Their curved mandibles cross over like two tiny scimitars. A birdwatcher needs to be quite close to see that the bills cross. The birds are the size of a sparrow.

Crossbills are found only in forests of trees with cones, such as spruce, larch, hemlock and pine. Usually crossbills are high in the tops of the trees, where the cones are.

Cone-bearing trees do not bear cones every year. One or two years may go by before a heavy cone crop appears over a vast area. That means crossbills must live as nomads, traveling far to find food. This year, the spruce trees are producing a bountiful crop of cones in the Bangor area.

This winter should be a good one for finding crossbills.

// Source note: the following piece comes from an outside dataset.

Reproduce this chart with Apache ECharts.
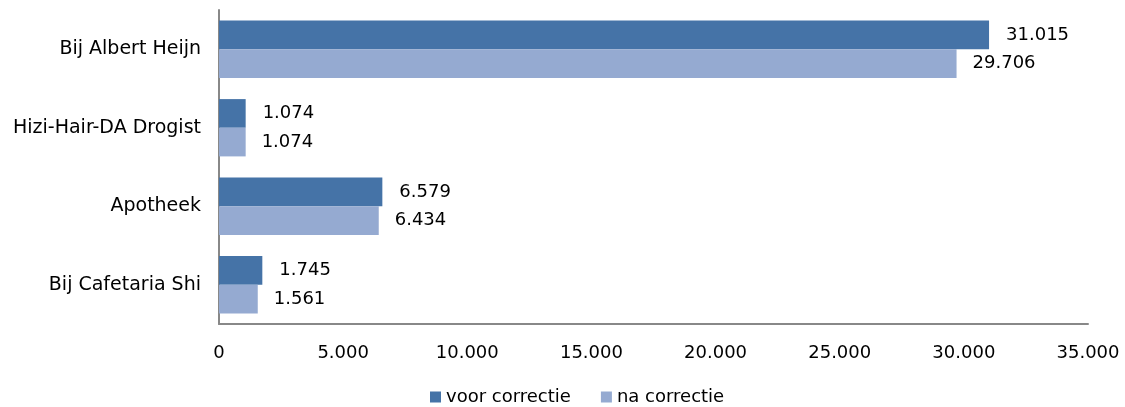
<!DOCTYPE html>
<html>
<head>
<meta charset="utf-8">
<script src="https://cdn.jsdelivr.net/npm/echarts@6/dist/echarts.min.js"></script>
<style>
  html, body { margin: 0; padding: 0; background: #fff; }
  #chart { width: 1125px; height: 407px; }
</style>
</head>
<body>
<div id="chart"></div>
<script>
// categories top to bottom
var categories = ['Bij Albert Heijn', 'Hizi-Hair-DA Drogist', 'Apotheek', 'Bij Cafetaria Shi'];
var voorCorrectie = [31015, 1074, 6579, 1745];
var naCorrectie = [29706, 1074, 6434, 1561];
var seriesNames = ['voor correctie', 'na correctie'];

// 31015 -> 31.015
function dotThousands(v) {
    return String(v).replace(/\B(?=(\d{3})+(?!\d))/g, '.');
}

var font = 'DejaVu Sans, Verdana, sans-serif';

var option = {
    animation: false,
    textStyle: { fontFamily: font },
    grid: {
        left: 219,
        top: 10,
        right: 37,
        bottom: 83
    },
    legend: {
        data: seriesNames,
        bottom: 1,
        padding: 0,
        left: 430,
        itemWidth: 11,
        itemHeight: 11,
        itemGap: 30,
        icon: 'rect',
        textStyle: { fontFamily: font, fontSize: 18, color: '#000' }
    },
    xAxis: {
        type: 'value',
        min: 0,
        max: 35000,
        interval: 5000,
        axisLine: { show: true, lineStyle: { color: '#888', width: 2 } },
        axisTick: { show: false },
        splitLine: { show: false },
        axisLabel: {
            margin: 20,
            fontSize: 18,
            color: '#000',
            formatter: dotThousands
        }
    },
    yAxis: {
        type: 'category',
        inverse: true,
        data: categories,
        axisLine: { show: true, lineStyle: { color: '#888', width: 2 } },
        axisTick: { show: false },
        axisLabel: { margin: 18, fontSize: 19, color: '#000' }
    },
    series: [
        {
            name: seriesNames[0],
            type: 'bar',
            data: voorCorrectie,
            barGap: '0%',
            barCategoryGap: '27%',
            itemStyle: { color: '#4573A7' },
            label: {
                show: true,
                position: 'right',
                distance: 17,
                fontSize: 18,
                color: '#000',
                formatter: function (p) { return dotThousands(p.value); }
            }
        },
        {
            name: seriesNames[1],
            type: 'bar',
            data: naCorrectie,
            barGap: '0%',
            barCategoryGap: '27%',
            itemStyle: { color: '#95AAD1' },
            label: {
                show: true,
                position: 'right',
                distance: 16,
                fontSize: 18,
                color: '#000',
                formatter: function (p) { return dotThousands(p.value); }
            }
        }
    ]
};

var chart = echarts.init(document.getElementById('chart'));
chart.setOption(option);
</script>
</body>
</html>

Recently several Audubon members took an excursion around the Sunkhaze National Wildlife Refuge in Milford to look for crossbills.

The paved road turned to dirt, and it took many stops to look and listen for birds. The birders found chickadees, nuthatches and kinglets in the spruces, larches and hemlocks.

At last, a greenish-yellow bird high in the top of a larch tree looked promising. It was a female red crossbill calling loudly from her high perch.

Her mate, a dull red with black wings and tail, was foraging among the cones below. He was moving among the branches as parrots do, grasping branches with his bill as well as with his feet.

The next stop featured a flock of more than 25 red crossbills. They flew in big circles several times and landed in a hemlock tree laden with tiny cones. They climbed around in the crown of the tree, using their bills as well as their feet to climb, and feeding on seeds in the cones.

They flew several more circles around and landed on several poplar trees, appearing to eat the buds. Then they landed on a huge dead pine trunk with no bark, climbing around on its branches, appearing to find food in cracks in the wood. The birders watched them for quite awhile, and marveled at their versatility in feeding, considering that cone seeds were their preferred diet.

A later foray onto Web sites of American Museum of Natural History and Birds of North America verified that crossbills do sometimes vary their diet in the way the birders observed.

The birdwatchers left the Sunkhaze happy to have seen the red crossbills close enough to observe their unusual bills, their strange way of climbing around in a tree, their way of eating cone seeds and ways they vary their diet.